* _Aim_: List each line holding the string "that".

[Records from a collection]
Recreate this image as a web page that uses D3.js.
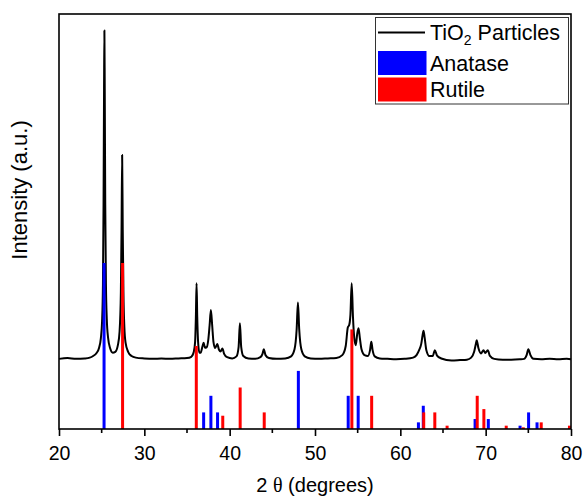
<!DOCTYPE html>
<html>
<head>
<meta charset="utf-8">
<script src="https://cdn.jsdelivr.net/npm/d3@7"></script>
<style>
    body { margin: 0; background: #fff; }
    text { font-family: "Liberation Sans", Arial, sans-serif; fill: #000; }
</style>
</head>
<body>
<svg id="svgXrd" width="584" height="497"></svg>
<script>
// measured TiO2 pattern, [2theta, intensity a.u.]
let tio2Pattern = [
    [20.0, 16.9], [21.0, 17.1], [22.0, 16.9], [23.0, 17.0], [23.6, 17.2], [24.0, 17.6], [24.4, 18.3],
    [24.7, 19.6], [24.9, 21.8], [25.05, 26], [25.15, 35], [25.22, 54], [25.28, 82], [25.32, 96],
    [25.36, 82], [25.42, 54], [25.5, 35], [25.6, 26.5], [25.75, 22], [26.0, 19.4], [26.3, 18.4],
    [26.6, 18.6], [26.9, 20.2], [27.1, 23.5], [27.25, 33], [27.33, 48], [27.4, 66], [27.47, 48],
    [27.55, 33], [27.66, 24.5], [27.8, 20.8], [28.1, 18.6], [28.5, 17.6], [29.0, 17.2], [30.0, 17.0],
    [31.0, 16.9], [32.0, 17.0], [33.0, 16.9], [34.0, 17.0], [35.0, 17.1], [35.5, 17.4], [35.8, 18.6],
    [35.95, 21], [36.04, 27], [36.12, 35.1], [36.2, 27], [36.3, 21], [36.45, 18.4], [36.6, 18.4],
    [36.8, 19.8], [36.95, 20.8], [37.1, 19.6], [37.3, 19.7], [37.5, 21.6], [37.65, 25], [37.8, 28.7],
    [37.95, 25], [38.1, 21], [38.3, 19.5], [38.55, 20.5], [38.75, 19.1], [38.95, 18.7], [39.15, 19.4],
    [39.35, 18.1], [39.7, 17.3], [40.3, 17.0], [40.8, 17.5], [41.05, 19.8], [41.2, 25.5], [41.35, 19.8],
    [41.6, 17.6], [42.2, 17.0], [43.0, 16.9], [43.6, 17.3], [43.85, 18.1], [44.0, 19.2], [44.2, 17.8],
    [44.6, 17.1], [45.5, 16.9], [46.5, 17.0], [47.2, 17.5], [47.6, 19.2], [47.85, 24], [48.0, 30.5],
    [48.15, 24], [48.4, 19.2], [48.8, 17.5], [49.5, 17.0], [50.5, 16.9], [51.5, 17.0], [52.5, 17.1],
    [53.2, 17.8], [53.6, 20], [53.85, 24.5], [54.0, 25], [54.15, 27.5], [54.3, 35.1], [54.45, 27],
    [54.6, 22], [54.78, 20.2], [54.95, 23], [55.1, 24.3], [55.25, 22], [55.45, 19.2], [55.8, 17.8],
    [56.2, 17.6], [56.45, 19], [56.6, 21.0], [56.75, 19], [57.0, 17.5], [57.6, 17.0], [58.5, 16.9],
    [59.5, 16.8], [60.5, 16.9], [61.5, 17.2], [61.9, 17.8], [62.2, 19], [62.45, 20.5], [62.6, 22.5],
    [62.72, 23.7], [62.85, 22], [63.05, 19], [63.4, 17.6], [63.8, 17.6], [64.05, 19.0], [64.3, 17.7],
    [64.8, 17.0], [66.0, 16.5], [67.0, 16.6], [67.8, 16.7], [68.3, 17.2], [68.65, 18.6], [68.85, 20.5],
    [68.95, 21.4], [69.15, 19.5], [69.45, 18.2], [69.75, 19.0], [69.95, 18.3], [70.25, 19.0], [70.5, 17.6],
    [71.0, 16.9], [72.0, 16.7], [73.0, 16.7], [74.0, 16.8], [74.5, 16.9], [74.8, 17.8], [75.0, 19.2],
    [75.25, 17.8], [75.6, 16.9], [76.5, 16.8], [77.5, 16.9], [78.5, 16.8], [79.5, 16.9], [80.0, 16.8]
];

// reference cards (relative intensity %)
let anataseTheta = [25.28, 36.95, 37.80, 38.58, 48.05, 53.89, 55.06, 62.12, 62.69, 68.76, 70.31, 74.03, 75.03, 76.02];
let anataseRel = [100, 10, 20, 10, 35, 20, 20, 4, 14, 6, 6, 2, 10, 4];
let rutileTheta = [27.45, 36.09, 39.19, 41.23, 44.05, 54.32, 56.64, 62.74, 64.04, 65.48, 69.01, 69.79, 72.41, 74.41, 76.51, 79.82];
let rutileRel = [100, 50, 8, 25, 10, 60, 20, 10, 10, 2, 20, 12, 2, 1, 4, 2];

let xTicks = [20, 30, 40, 50, 60, 70, 80];
let xMinorTicks = [25, 35, 45, 55, 65, 75];
let legendLabels = ['Anatase', 'Rutile'];
let legendColors = ['#0000ff', '#ff0000'];

function init() {
    let svg = d3.select('#svgXrd');
    let left = 59, right = 571, top = 14, bottom = 429;

    let x = d3.scaleLinear().domain([20, 80]).range([left, right]);
    let y = d3.scaleLinear().domain([0, 100]).range([bottom, top]);
    // 100% line of the cards reaches 40 on the intensity axis
    let stick = d3.scaleLinear().domain([0, 100]).range([0, 40]);

    // pattern
    svg.append('path')
        .datum(tio2Pattern)
        .attr('d', d3.line().x(d => x(d[0])).y(d => y(d[1])).curve(d3.curveMonotoneX))
        .attr('fill', 'none')
        .attr('stroke', 'black')
        .attr('stroke-width', 2)
        .attr('stroke-linejoin', 'round');

    // sticks, anatase first then rutile on top
    let cards = [
        {theta: anataseTheta, rel: anataseRel, color: legendColors[0]},
        {theta: rutileTheta, rel: rutileRel, color: legendColors[1]}
    ];
    cards.forEach(c => {
        svg.append('g').selectAll('rect').data(c.theta).join('rect')
            .attr('x', d => x(d) - 1.5)
            .attr('y', (d, i) => y(stick(c.rel[i])))
            .attr('width', 3)
            .attr('height', (d, i) => y(0) - y(stick(c.rel[i])))
            .style('fill', c.color);
    });

    // frame
    svg.append('rect')
        .attr('x', left)
        .attr('y', top)
        .attr('width', right - left)
        .attr('height', bottom - top)
        .attr('fill', 'none')
        .attr('stroke', 'black')
        .attr('stroke-width', 1.6);

    // x axis
    let xAxis = svg.append('g').attr('transform', `translate(0, ${bottom})`)
        .call(d3.axisBottom(x).tickValues(xTicks).tickSize(7).tickPadding(10).tickFormat(d3.format('d')));
    xAxis.select('.domain').remove();
    xAxis.selectAll('line').attr('stroke-width', 1.6);
    xAxis.selectAll('text').style('font-size', '19.5px').style('font-family', '"Liberation Sans", Arial, sans-serif');
    svg.append('g').attr('transform', `translate(0, ${bottom})`).selectAll('line').data(xMinorTicks).join('line')
        .attr('x1', d => x(d)).attr('x2', d => x(d))
        .attr('y1', 0).attr('y2', 4)
        .attr('stroke', 'black')
        .attr('stroke-width', 1.6);

    // axis titles
    let xTitle = svg.append('text')
        .attr('x', (left + right) / 2)
        .attr('y', 492)
        .attr('text-anchor', 'middle')
        .style('font-size', '20px');
    xTitle.append('tspan').text('2 ');
    xTitle.append('tspan').style('font-family', '"Liberation Serif", "Times New Roman", serif').text('θ');
    xTitle.append('tspan').text(' (degrees)');

    svg.append('text')
        .attr('transform', 'translate(27, 190) rotate(-90)')
        .attr('text-anchor', 'middle')
        .style('font-size', '22px')
        .text('Intensity (a.u.)');

    // legend
    let lg = svg.append('g');
    lg.append('rect')
        .attr('x', 375.5).attr('y', 17.5)
        .attr('width', 193).attr('height', 86.5)
        .attr('fill', 'white')
        .attr('stroke', '#333')
        .attr('stroke-width', 1);
    lg.append('line')
        .attr('x1', 378).attr('x2', 425)
        .attr('y1', 32.5).attr('y2', 32.5)
        .attr('stroke', 'black')
        .attr('stroke-width', 2);
    let t = lg.append('text').attr('x', 430).attr('y', 39.5).style('font-size', '21.5px');
    t.append('tspan').text('TiO');
    t.append('tspan').attr('dy', 5).style('font-size', '14px').text('2');
    t.append('tspan').attr('dy', -5).text(' Particles');

    lg.selectAll('rect.sw').data(legendLabels).join('rect')
        .attr('class', 'sw')
        .attr('x', 378)
        .attr('y', (d, i) => 51 + i * 26.5)
        .attr('width', 48.5)
        .attr('height', 24)
        .style('fill', (d, i) => legendColors[i]);
    lg.selectAll('text.lb').data(legendLabels).join('text')
        .attr('class', 'lb')
        .attr('x', 430)
        .attr('y', (d, i) => 70.5 + i * 26.5)
        .style('font-size', '21.5px')
        .text(d => d);
}

init();
</script>
</body>
</html>
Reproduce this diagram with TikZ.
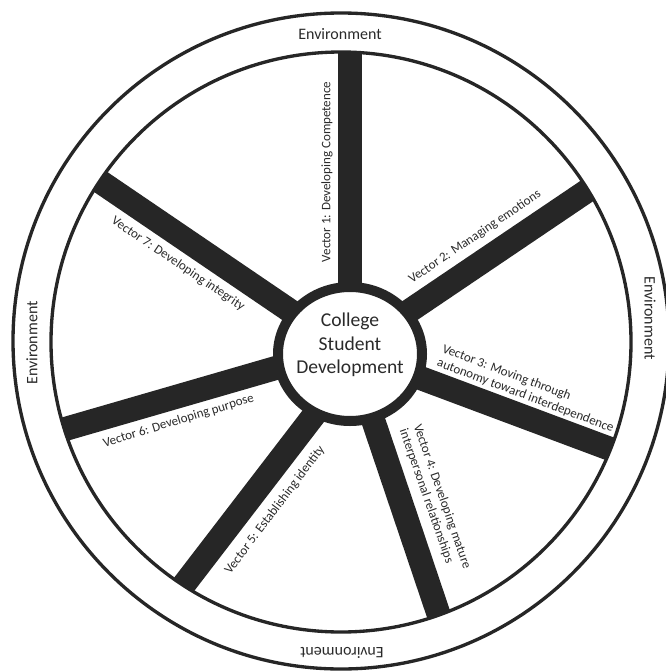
\documentclass[tikz,border=0pt]{standalone}
\usepackage{fontspec}
\setmainfont{Carlito}
\usetikzlibrary{shapes.geometric}

\definecolor{barcol}{HTML}{262626}
\definecolor{txtcol}{HTML}{2A2A2A}

\tikzset{
  rim/.style={draw=barcol, line width=2.5pt},
  spoke/.style={draw=barcol, line width=18pt},
  hubnode/.style={ellipse, draw=barcol, line width=7.5pt, fill=white, inner sep=0pt,
    minimum width=108pt, minimum height=100.5pt},
  hubtext/.style={inner sep=0.75pt, align=center, text=txtcol, font=\fontsize{14.7}{17.6}\selectfont},
  veclabel/.style={inner sep=0.75pt, text=txtcol, align=left, font=\fontsize{9.75}{11}\selectfont},
  envlabel/.style={inner sep=0.75pt, text=txtcol, font=\fontsize{12}{14}\selectfont},
}

\begin{document}
\begin{tikzpicture}[x=0.75pt,y=0.75pt,yscale=-1,xscale=1]
\useasboundingbox (0,0) rectangle (665,671);

%Shape: Circle [outer rim]
\draw[rim] (341,341) circle (328);
%Shape: Circle [inner rim]
\draw[rim] (341,342) circle (290);

% spoke ends: h = under the hub, e = past the inner rim
\coordinate (h1) at (350,354);   \coordinate (e1) at (350,30);
\coordinate (h2) at (350,351);   \coordinate (e2) at (620,168.6);
\coordinate (h3) at (350,351.7); \coordinate (e3) at (650.5,464);
\coordinate (h4) at (350.8,354); \coordinate (e4) at (451,651);
\coordinate (h5) at (361,354);   \coordinate (e5) at (151,627.5);
\coordinate (h6) at (350,346.5); \coordinate (e6) at (18.5,442.5);
\coordinate (h7) at (350,351.5); \coordinate (e7) at (72,162.5);

\begin{scope}
\clip (341,342) circle (290);
\foreach \a/\b in {h1/e1,h2/e2,h3/e3,h4/e4,h5/e5,h6/e6,h7/e7}
  \draw[spoke] (\a) -- (\b);
\end{scope}

% Hub
\node[hubnode] (hub) at (350,354) {};
% Text Node
\node[hubtext] (hubtxt) at (350,345) {College\\Student\\Development};

% Text Node
\node[envlabel] (envtop) at (340,34) {Environment};
% Text Node
\node[envlabel, rotate=180] (envbot) at (342,653) {Environment};
% Text Node
\node[envlabel, rotate=90] (envleft) at (32,343) {Environment};
% Text Node
\node[envlabel, rotate=-90] (envright) at (650,318) {Environment};

% Text Node
\node[veclabel, rotate=90] (v1) at (327,172) {Vector 1: Developing Competence};
% Text Node
\node[veclabel, rotate=34] (v2) at (475,237) {Vector 2: Managing emotions};
% Text Node
\node[veclabel, rotate=-20.7] (v3) at (528,389) {Vector 3: Moving through\\autonomy toward interdependence};
% Text Node
\node[veclabel, rotate=-70.7] (v4) at (435,499) {Vector 4: Developing mature\\interpersonal relationships};
% Text Node
\node[veclabel, rotate=53] (v5) at (275,510) {Vector 5: Establishing identity};
% Text Node
\node[veclabel, rotate=17] (v6) at (178.5,421) {Vector 6: Developing purpose};
% Text Node
\node[veclabel, rotate=-34] (v7) at (178,264) {Vector 7: Developing integrity};

\end{tikzpicture}
\end{document}
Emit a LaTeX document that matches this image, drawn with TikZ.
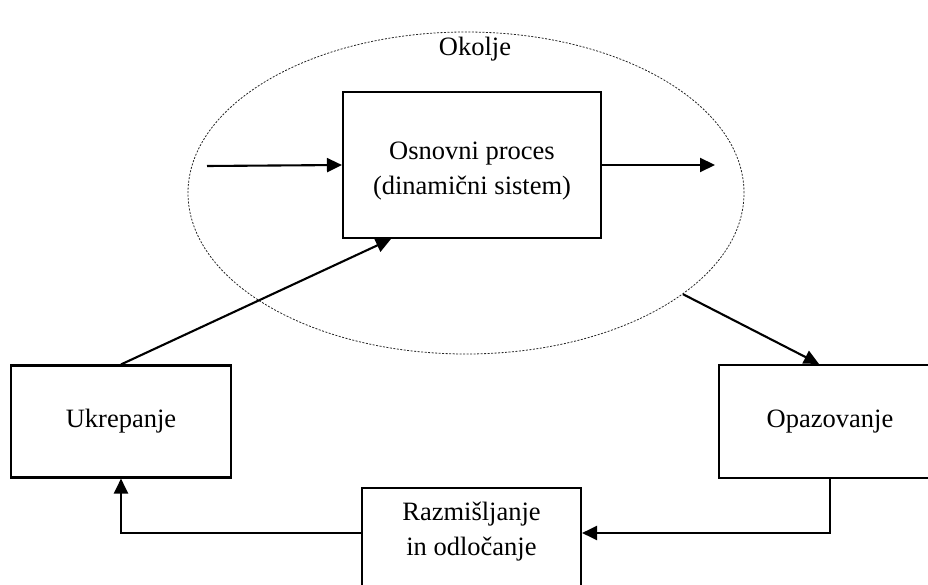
\documentclass[tikz,border=0pt]{standalone}
\usepackage{fontspec}
\setmainfont{Liberation Serif}
\usetikzlibrary{arrows.meta,shapes.geometric,calc}

\begin{document}
\begin{tikzpicture}[x=1pt,y=-1pt,
  txt/.style={font=\fontsize{26.5}{35}\selectfont, inner sep=0pt},
  blockbox/.style={draw, line width=2.1pt, fill=white, inner sep=0pt,
    font=\fontsize{26.5}{35}\selectfont, align=center},
  envshape/.style={ellipse, draw=black!85, line width=0.8pt,
    dash pattern=on 2pt off 1.5pt, inner sep=0pt},
  arr/.style={line width=2.1pt, -{Triangle[length=15pt,width=14pt]}}]

\useasboundingbox (0,0) rectangle (928,585);
\clip (0,0) rectangle (928,585);

% environment around the process
\node[envshape, minimum width=556pt, minimum height=322pt] (env) at (466,193) {};
\node[txt, anchor=base] (envlbl) at (475,56) {Okolje};

% blocks
\node[blockbox, minimum width=258pt, minimum height=146pt] (proc) at (472,165) {};
\node[txt, align=center, anchor=north] (proclbl) at (472,142)
  {Osnovni proces\\(dinamični sistem)};
\node[blockbox, minimum width=220pt, minimum height=112pt] (ukrep) at (121,421.5)
  {Ukrepanje};
\node[blockbox, minimum width=222pt, minimum height=113pt] (opaz) at (830,421.5)
  {Opazovanje};
\node[blockbox, minimum width=219pt, minimum height=120pt, anchor=north] (think)
  at (471.5,487) {};
\node[txt, align=center, anchor=north] (thinklbl) at (471.5,502)
  {Razmišljanje\\in odločanje};

% connector end points
\coordinate (inL) at (207,166);
\coordinate (outR) at (715,165);
\coordinate (procIn) at ($(proc.south west)+(49,0)$);
\coordinate (opazIn) at ($(opaz.north west)+(101,0)$);
\coordinate (thinkR) at ($(think.north east)+(0,46)$);
\coordinate (thinkL) at ($(think.north west)+(0,46)$);

% connectors
\draw[arr] (inL) -- (proc.west);
\draw[arr] (proc.east) -- (outR);
\draw[arr] (ukrep.north) -- (procIn);
\draw[arr] (env.-25) -- (opazIn);
\draw[arr] (opaz.south) |- (thinkR);
\draw[arr] (thinkL) -| (ukrep.south);
\end{tikzpicture}
\end{document}
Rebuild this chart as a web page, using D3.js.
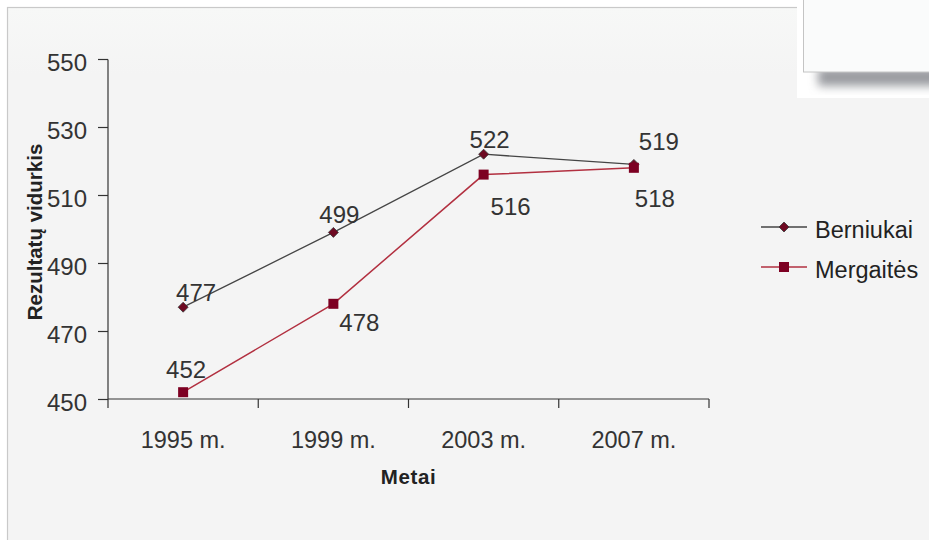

* _Exercise response_:
Recreate this image as a web page that uses D3.js.
Emit a LaTeX document that matches this image, drawn with TikZ.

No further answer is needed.